Earnings are probably the most controversial element in the ratings system and the Department’s proposal appears to seek a middle ground on how to use them. It suggests a measure of “substantial employment” for judging success a few years after college that would look at the percentage of students whose incomes exceed some basic test—like being above 200 percent of the poverty level ($23,340) or minimum wage ($15,080). Mean and median earnings of graduates would eventually be used, but as a measure of long-term performance in the labor market, such as after 10 years.
Completion rates are also tough, but due to data quality concerns. The Department notes that the existing federal graduation rate is limited to results for students attending college for the first time as full-time students. Here the Department’s timeframe works against it. Improved graduation rate data will come online starting in 2017, but will take several years after that to start judging performance trends. It also still will not be a sufficient replacement for the much-needed federal student unit record system.
The Department’s suggested alternative is to generate completion rates from the National Student Loan Data System (NSLDS), which has individual level information when students receive federal aid. New America participated in a technical panel convened by the National Center for Education Statistics to explore this idea earlier this year, but it was generally rejected because there would not be a good way to create meaningful cohorts and would exclude students who didn’t receive federal aid.

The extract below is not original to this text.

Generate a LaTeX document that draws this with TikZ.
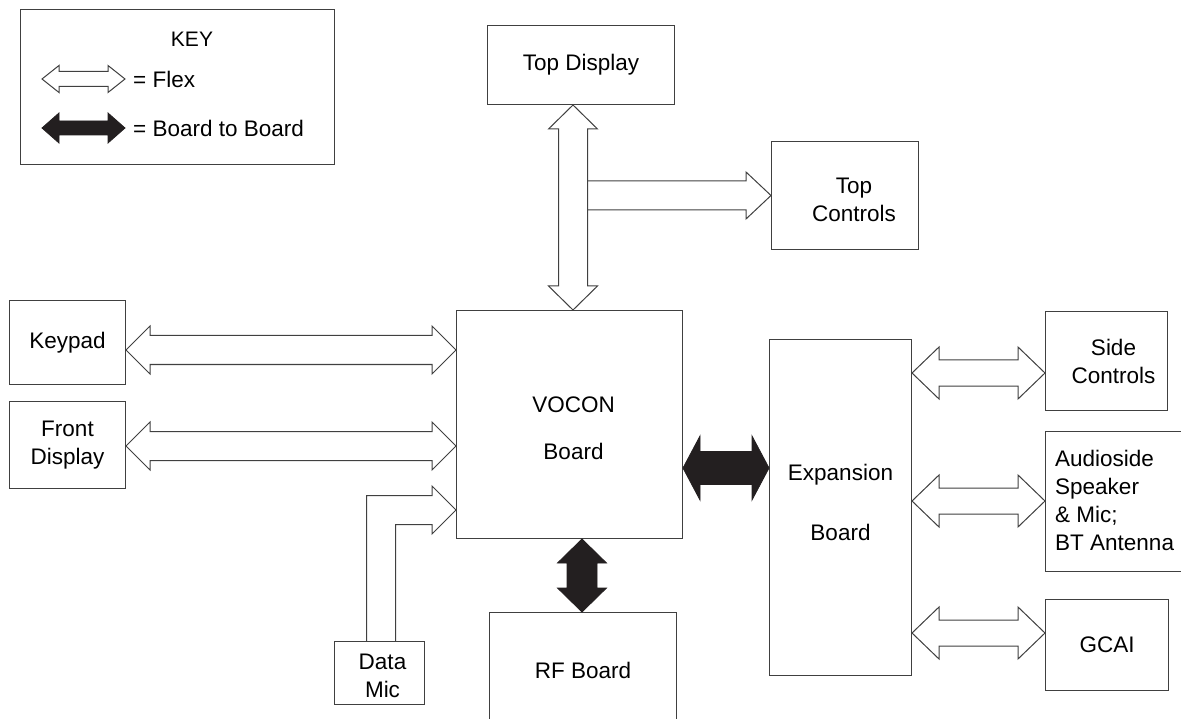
\documentclass[tikz,border=0pt]{standalone}
\usepackage{fontspec}
\setmainfont{Liberation Sans}
\usetikzlibrary{calc}
\definecolor{linec}{HTML}{404040}
\definecolor{bbc}{HTML}{231F20}
\tikzset{
  box/.style={draw=linec, line width=1pt, anchor=north west, inner sep=0pt, align=center,
    font=\fontsize{22.5}{28}\selectfont},
  lbl/.style={inner sep=0pt, align=center, font=\fontsize{22.5}{28}\selectfont},
  flex/.style={draw=linec, line width=1pt, fill=white, line join=miter},
  flexopen/.style={draw=linec, line width=1pt, line join=miter},
  btob/.style={draw=bbc, fill=bbc, line width=0.8pt, line join=miter}
}
% horizontal double arrow: style, left point, right point, y, shaft half, head half, head length
\newcommand{\dblH}[7]{%
  \draw[#1] let \p1=(#2), \p2=(#3), \p3=(0,#4) in
  (\x1,\y3) -- (\x1+#7pt,\y3-#6pt) -- (\x1+#7pt,\y3-#5pt) -- (\x2-#7pt,\y3-#5pt)
  -- (\x2-#7pt,\y3-#6pt) -- (\x2,\y3) -- (\x2-#7pt,\y3+#6pt) -- (\x2-#7pt,\y3+#5pt)
  -- (\x1+#7pt,\y3+#5pt) -- (\x1+#7pt,\y3+#6pt) -- cycle;}
% vertical double arrow: style, top point, bottom point, x, shaft half, head half, head length
\newcommand{\dblV}[7]{%
  \draw[#1] let \p1=(#2), \p2=(#3), \p3=(#4,0) in
  (\x3,\y1) -- (\x3+#6pt,\y1-#7pt) -- (\x3+#5pt,\y1-#7pt) -- (\x3+#5pt,\y2+#7pt)
  -- (\x3+#6pt,\y2+#7pt) -- (\x3,\y2) -- (\x3-#6pt,\y2+#7pt) -- (\x3-#5pt,\y2+#7pt)
  -- (\x3-#5pt,\y1-#7pt) -- (\x3-#6pt,\y1-#7pt) -- cycle;}
\begin{document}
\begin{tikzpicture}[x=1pt,y=-1pt]
\useasboundingbox (0,0) rectangle (1181,719);

% ---- key ----
\node[box, minimum width=314pt, minimum height=155pt] (key) at (20,9) {};
\node[lbl, font=\fontsize{21}{26}\selectfont] (keyt) at (192,39) {KEY};
\coordinate (kf1) at (42,79);
\coordinate (kf2) at (125,79);
\coordinate (kb1) at (42,128);
\coordinate (kb2) at (125,128);
\dblH{flex}{kf1}{kf2}{79}{7.5}{13.5}{17}
\dblH{btob}{kb1}{kb2}{128}{7}{15}{17}
\node[lbl, anchor=west] (kft) at (133,79) {= Flex};
\node[lbl, anchor=west] (kbt) at (133,128) {= Board to Board};

% ---- boxes ----
\node[box, minimum width=187pt, minimum height=79pt] (topdisp) at (487,25) {Top Display};
\node[box, minimum width=147pt, minimum height=108pt,
  label={[lbl, xshift=9pt, yshift=-4pt]center:Top\\Controls}] (topctrl) at (771,141) {};
\node[box, minimum width=116pt, minimum height=84pt] (keypad) at (9,300) {Keypad};
\node[box, minimum width=116pt, minimum height=87pt] (front) at (9,401) {Front\\Display};
\node[box, minimum width=90pt, minimum height=63pt,
  label={[lbl, xshift=3pt, yshift=-3pt]center:Data\\Mic}] (datamic) at (334,641) {};
\node[box, minimum width=226pt, minimum height=228pt,
  label={[lbl, font=\fontsize{22.5}{47}\selectfont, xshift=4pt, yshift=-4pt]center:VOCON\\Board}] (vocon) at (456,310) {};
\node[box, minimum width=187pt, minimum height=116pt] (rf) at (489,612) {RF Board};
\node[box, minimum width=142pt, minimum height=336pt,
  label={[lbl, font=\fontsize{22.5}{60}\selectfont, yshift=5pt]center:Expansion\\Board}] (exp) at (769,339) {};
\node[box, minimum width=122pt, minimum height=99pt,
  label={[lbl, xshift=7pt]center:Side\\Controls}] (side) at (1045,311) {};
\node[box, minimum width=150pt, minimum height=140pt,
  label={[lbl, align=left, anchor=west, xshift=10pt, yshift=1pt]west:Audioside\\Speaker\\\& Mic;\\BT Antenna}] (audio) at (1045,431) {};
\node[box, minimum width=123pt, minimum height=91pt] (gcai) at (1045,599) {GCAI};

% ---- flex connectors ----
\dblH{flex}{keypad.east}{vocon.west}{350}{14.5}{24}{24}
\dblH{flex}{front.east}{vocon.west}{446}{14.5}{24}{24}
\dblV{flex}{topdisp.south}{vocon.north}{573}{14.5}{24.5}{24}
\draw[flexopen] let \p1=(topctrl.west), \p2=(588,0) in
  (\x2,\y1+14.5pt) -- (\x1-25pt,\y1+14.5pt) -- (\x1-25pt,\y1+23.5pt) -- (\x1,\y1)
  -- (\x1-25pt,\y1-23.5pt) -- (\x1-25pt,\y1-14.5pt) -- (\x2,\y1-14.5pt);
\draw[flexopen] let \p1=(datamic.north), \p2=(vocon.west), \p3=(0,510) in
  (\x1-13pt,\y1) -- (\x1-13pt,\y3+14.5pt) -- (\x2-24pt,\y3+14.5pt) -- (\x2-24pt,\y3+24pt)
  -- (\x2,\y3) -- (\x2-24pt,\y3-24pt) -- (\x2-24pt,\y3-14.5pt) -- (\x1+16pt,\y3-14.5pt)
  -- (\x1+16pt,\y1);
\dblH{flex}{exp.east}{side.west}{373}{13}{26}{27}
\dblH{flex}{exp.east}{audio.west}{501}{13}{26}{27}
\dblH{flex}{exp.east}{gcai.west}{633}{13}{26}{27}

% ---- board to board connectors ----
\dblH{btob}{vocon.east}{exp.west}{468}{16.5}{32}{17}
\dblV{btob}{vocon.south}{rf.north}{582}{15}{24.5}{24}
\end{tikzpicture}
\end{document}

The greatest metrics surprises are within the consideration of federal student aid. The Department rejected the idea of looking at student indebtedness levels—one of the few measures on the College Scorecard. And the existing cohort default rate gets a tepid mention. Instead, the Department suggests looking at some form of a loan repayment rate, including some versions similar to what we’ve argued for in the past.
Finally, the Department explicitly discarded some measures for being infeasible. These include: learning outcomes; indicators of public service and civic engagement; placement, licensure, and certification rates; measures of noncognitive skills; and student satisfaction.

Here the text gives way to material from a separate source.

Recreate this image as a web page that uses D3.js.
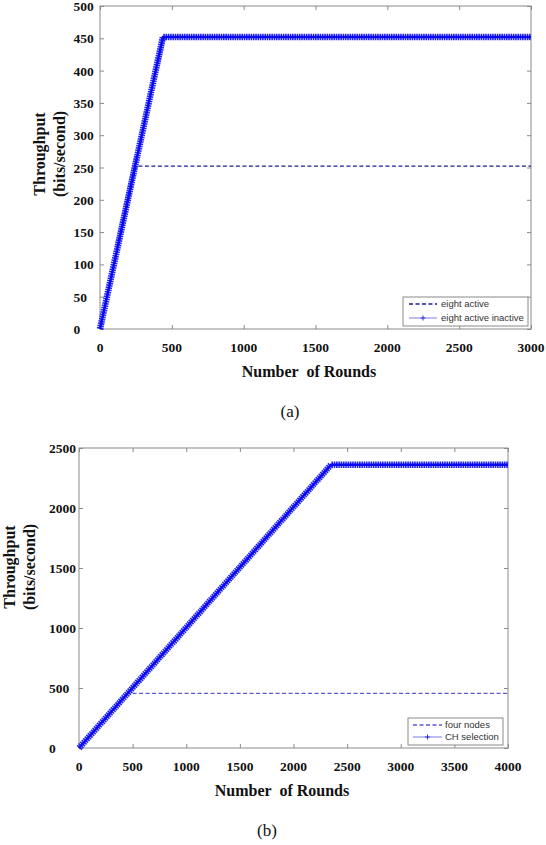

Lots of Options, but Missing the Most Important One
The rest of the document shows where the Department still hasn’t been able to sort out thorny issues. This includes things like how to reflect improvement, adjust for institutional characteristics, and whether colleges should be rated separately on each measure or one combined result. Many of these questions have been asked about the process from the start.
These different choices show why federal ratings are extremely difficult to construct. The Department has an obligation to transparency and thoughtfulness in listening to responses. But it also has to make choices. Failing to do so results in a never-ending firehose of options that get repeated ad nauseam.

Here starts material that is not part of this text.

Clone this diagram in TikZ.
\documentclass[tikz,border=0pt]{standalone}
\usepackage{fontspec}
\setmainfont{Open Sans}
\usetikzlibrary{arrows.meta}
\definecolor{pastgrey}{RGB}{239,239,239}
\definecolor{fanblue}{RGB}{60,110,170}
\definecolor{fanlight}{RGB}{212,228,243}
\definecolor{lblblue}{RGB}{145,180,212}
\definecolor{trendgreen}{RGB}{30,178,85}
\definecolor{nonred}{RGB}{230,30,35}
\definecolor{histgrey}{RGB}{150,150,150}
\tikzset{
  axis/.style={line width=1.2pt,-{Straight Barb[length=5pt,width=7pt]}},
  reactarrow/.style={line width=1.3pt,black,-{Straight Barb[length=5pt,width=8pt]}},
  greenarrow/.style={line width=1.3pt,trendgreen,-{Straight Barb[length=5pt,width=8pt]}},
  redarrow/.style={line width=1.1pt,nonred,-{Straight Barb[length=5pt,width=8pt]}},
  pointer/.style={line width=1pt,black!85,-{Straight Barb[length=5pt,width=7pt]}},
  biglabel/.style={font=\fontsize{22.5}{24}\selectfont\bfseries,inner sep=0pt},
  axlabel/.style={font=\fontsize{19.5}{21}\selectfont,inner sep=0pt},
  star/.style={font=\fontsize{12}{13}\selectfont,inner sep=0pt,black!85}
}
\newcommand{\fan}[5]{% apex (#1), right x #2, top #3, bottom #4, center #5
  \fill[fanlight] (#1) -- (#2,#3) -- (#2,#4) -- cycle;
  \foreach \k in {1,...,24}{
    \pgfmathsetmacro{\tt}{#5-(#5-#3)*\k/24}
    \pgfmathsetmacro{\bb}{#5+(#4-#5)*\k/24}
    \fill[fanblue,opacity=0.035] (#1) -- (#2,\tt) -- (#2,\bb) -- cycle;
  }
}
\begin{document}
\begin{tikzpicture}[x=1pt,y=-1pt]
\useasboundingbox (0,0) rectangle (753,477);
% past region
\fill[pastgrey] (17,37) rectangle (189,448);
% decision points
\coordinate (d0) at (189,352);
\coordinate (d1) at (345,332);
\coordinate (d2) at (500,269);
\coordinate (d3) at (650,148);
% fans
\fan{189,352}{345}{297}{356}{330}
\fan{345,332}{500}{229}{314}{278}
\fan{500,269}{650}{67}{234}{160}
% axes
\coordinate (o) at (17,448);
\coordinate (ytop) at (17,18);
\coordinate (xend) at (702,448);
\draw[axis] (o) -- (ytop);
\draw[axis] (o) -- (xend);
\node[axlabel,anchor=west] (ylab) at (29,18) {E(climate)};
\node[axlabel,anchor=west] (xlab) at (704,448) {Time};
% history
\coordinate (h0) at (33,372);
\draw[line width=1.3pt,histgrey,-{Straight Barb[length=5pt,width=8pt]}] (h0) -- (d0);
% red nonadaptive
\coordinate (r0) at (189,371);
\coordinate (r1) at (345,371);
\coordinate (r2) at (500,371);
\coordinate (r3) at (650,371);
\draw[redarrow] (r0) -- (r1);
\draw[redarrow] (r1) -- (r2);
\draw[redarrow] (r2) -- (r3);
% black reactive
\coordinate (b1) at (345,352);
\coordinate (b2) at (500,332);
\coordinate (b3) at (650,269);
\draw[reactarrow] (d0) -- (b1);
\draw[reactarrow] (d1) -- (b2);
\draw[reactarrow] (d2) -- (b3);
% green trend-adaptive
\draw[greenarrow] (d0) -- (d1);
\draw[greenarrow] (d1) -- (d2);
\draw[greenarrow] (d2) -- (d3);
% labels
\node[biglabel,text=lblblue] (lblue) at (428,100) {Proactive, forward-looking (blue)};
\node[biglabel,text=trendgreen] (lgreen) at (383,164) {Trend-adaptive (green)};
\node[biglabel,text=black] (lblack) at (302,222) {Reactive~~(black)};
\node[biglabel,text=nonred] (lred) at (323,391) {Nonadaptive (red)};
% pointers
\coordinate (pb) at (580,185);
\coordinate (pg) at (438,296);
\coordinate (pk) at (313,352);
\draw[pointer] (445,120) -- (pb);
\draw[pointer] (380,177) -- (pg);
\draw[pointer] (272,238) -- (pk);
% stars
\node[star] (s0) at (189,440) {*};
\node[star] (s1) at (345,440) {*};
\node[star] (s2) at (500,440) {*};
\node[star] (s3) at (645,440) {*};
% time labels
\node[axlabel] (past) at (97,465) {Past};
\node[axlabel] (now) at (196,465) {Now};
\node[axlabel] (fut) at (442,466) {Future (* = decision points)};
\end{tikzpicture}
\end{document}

In making those choices, the Department needs to recognize and own that no system is going to be perfect, some people will be unhappy, and it’s inevitable that the ratings will not capture every last nuance and element. Those aren’t deal breakers, they’re the natural result of any measurement or accountability system. What’s important is recognizing those limitations and not trying to blow past them.
Fortunately, there’s one simple choice that could alleviate many of these problems: limiting results to students getting federal aid. NSLDS has fairly robust data on students getting aid and fewer limitations for completion and earnings that apply when trying to measure all students. Concerns about the effectiveness of student aid dollars are also the clearest hook for justifying the need for a federal ratings system. And limiting results to students getting federal aid would enhance, rather than detract from the consideration of what happens to the lowest-income students. That’s the type of unique federal role that would make a ratings system worthwhile.